ただし、インフレの発生は、MMT をはじめとするケインズ理論に立脚した体系がしばしば模式化するように財市場や労働市場において固定的な供給をマクロ経済政策によって喚起された需要が超過することによってもたらされるという簡単な図式ばかりではないかもしれない。
そもそも、ケインズ経済学の退潮は、失業率が高まる中で同時にインフレ率が高まるというスタグフレーションの発生によって、市場不均衡の程度とインフレ率の間にあると思われていた安定的な関係が崩れたことによって加速した。インフレ率の決定の背後にあるより複雑なメカニズムへの配慮なくしては、今日の「ケインズ理論」もかつてと同じ批判を浴びる轍を踏みかねない。

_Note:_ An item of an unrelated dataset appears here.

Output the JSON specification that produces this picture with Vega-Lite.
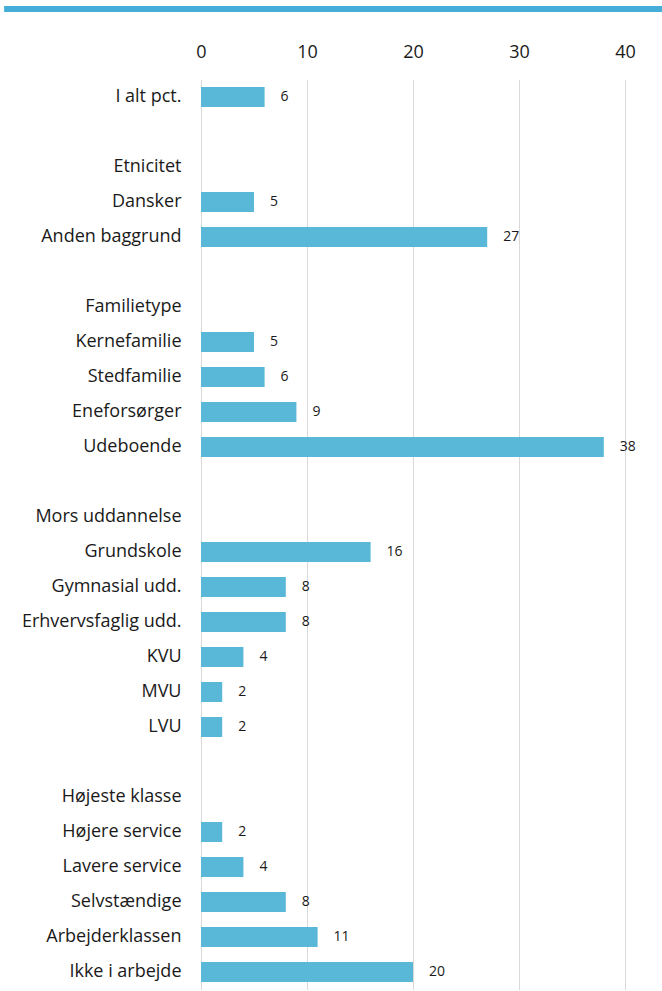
{
  "$schema": "https://vega.github.io/schema/vega-lite/v6.json",
  "autosize": "none",
  "width": 424,
  "height": 910,
  "padding": {"left": 201, "top": 79.5, "right": 37, "bottom": 1.5},
  "background": "white",
  "config": {
    "view": {"stroke": null},
    "font": "Open Sans"
  },
  "data": {
    "values": [
      {"kategori": "I alt pct.", "pct": 6},
      {"kategori": "Dansker", "pct": 5},
      {"kategori": "Anden baggrund", "pct": 27},
      {"kategori": "Kernefamilie", "pct": 5},
      {"kategori": "Stedfamilie", "pct": 6},
      {"kategori": "Eneforsørger", "pct": 9},
      {"kategori": "Udeboende", "pct": 38},
      {"kategori": "Grundskole", "pct": 16},
      {"kategori": "Gymnasial udd.", "pct": 8},
      {"kategori": "Erhvervsfaglig udd.", "pct": 8},
      {"kategori": "KVU", "pct": 4},
      {"kategori": "MVU", "pct": 2},
      {"kategori": "LVU", "pct": 2},
      {"kategori": "Højere service", "pct": 2},
      {"kategori": "Lavere service", "pct": 4},
      {"kategori": "Selvstændige", "pct": 8},
      {"kategori": "Arbejderklassen", "pct": 11},
      {"kategori": "Ikke i arbejde", "pct": 20}
    ]
  },
  "encoding": {
    "y": {
      "field": "kategori",
      "type": "nominal",
      "scale": {
        "domain": ["I alt pct.", "blank1", "Etnicitet", "Dansker", "Anden baggrund", "blank2", "Familietype", "Kernefamilie", "Stedfamilie", "Eneforsørger", "Udeboende", "blank3", "Mors uddannelse", "Grundskole", "Gymnasial udd.", "Erhvervsfaglig udd.", "KVU", "MVU", "LVU", "blank4", "Højeste klasse", "Højere service", "Lavere service", "Selvstændige", "Arbejderklassen", "Ikke i arbejde"],
        "paddingInner": 0.43,
        "paddingOuter": 0.215
      },
      "axis": {
        "title": null,
        "domain": false,
        "ticks": false,
        "labelPadding": 20,
        "labelFontSize": 18,
        "labelColor": "#1a1a1a",
        "labelLimit": 300,
        "labelExpr": "slice(datum.value,0,5)=='blank' ? '' : datum.value"
      }
    },
    "x": {
      "field": "pct",
      "type": "quantitative",
      "scale": {"domain": [0, 40], "nice": false},
      "axis": {
        "orient": "top",
        "title": null,
        "values": [0, 10, 20, 30, 40],
        "domain": false,
        "ticks": false,
        "grid": true,
        "gridColor": "#d9d9d9",
        "gridWidth": 1,
        "labelFlush": false,
        "labelPadding": 18,
        "labelFontSize": 18,
        "labelColor": "#1a1a1a"
      }
    }
  },
  "layer": [
    {
      "mark": {"type": "bar", "color": "#59b7d8"}
    },
    {
      "mark": {"type": "text", "align": "left", "dx": 16, "fontSize": 14, "color": "#1a1a1a"},
      "encoding": {"text": {"field": "pct", "type": "quantitative"}}
    },
    {
      "mark": {"type": "rule", "color": "#44aed8", "strokeWidth": 6, "clip": false},
      "encoding": {
        "x": {"datum": -18.5},
        "x2": {"datum": 43.6},
        "y": {"value": -70.5}
      }
    }
  ]
}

『オールドケインジアン的な大雑把な裁量的財政政策が、完全雇用なきインフレを齎した』という村瀬氏の問題意識自体は、そこまで的を外してはいません。むしろ、MMTも全く同じ問題意識を持っているという意味で極めて重要です。

したがって、

この点で、インフレ問題は、たとえば JGP(雇用保障プログラム)を自動安定化装置として活用することによって機械的に排除可能なものとは限らないといえる。

という村瀬氏の言明は当を失しています。

というのは、ジョブ・ギャランティのような『的を絞った』支出プログラムは、まさしく1900年代後半の先進国諸国における「雇用なきインフレ」、「不平等なインフレ」に関するポストケインジアン的分析を基礎にして提言されたものであるからです。

呼び水政策とそのデメリット

的を絞った支出を志向

呼び水政策VSジョブ・ギャランティ

【この論点については拙まとめ:MMTとミンスキー、MMTとポストケインジアン、あるいはMMTとELR(JGP)の不可分性について をどうぞ】

【また、2020/3/24発売予定の拙著『図解入門ビジネス 最新 MMT[現代貨幣理論]がよくわかる本』(秀和システム)でも詳しく取り上げています。】

”素朴な”機能的財政論が、一部の主体(大企業など)での過剰利潤蓄積を通じて、不平等なインフレーションを引き起こすという問題意識から、ジョブ・ギャランティのような、低所得層〜庶民層に「的を絞った」、分配補正的な支出が志向されるわけです。

わざわざMMTerがJGPを強調するのは、オールドケインジアンとは決定的に異なるこうした問題意識があるからなのであり、村瀬氏の批判は、こうした理論的背景を踏まえていないという大きな瑕疵を孕むものとなってしまっています。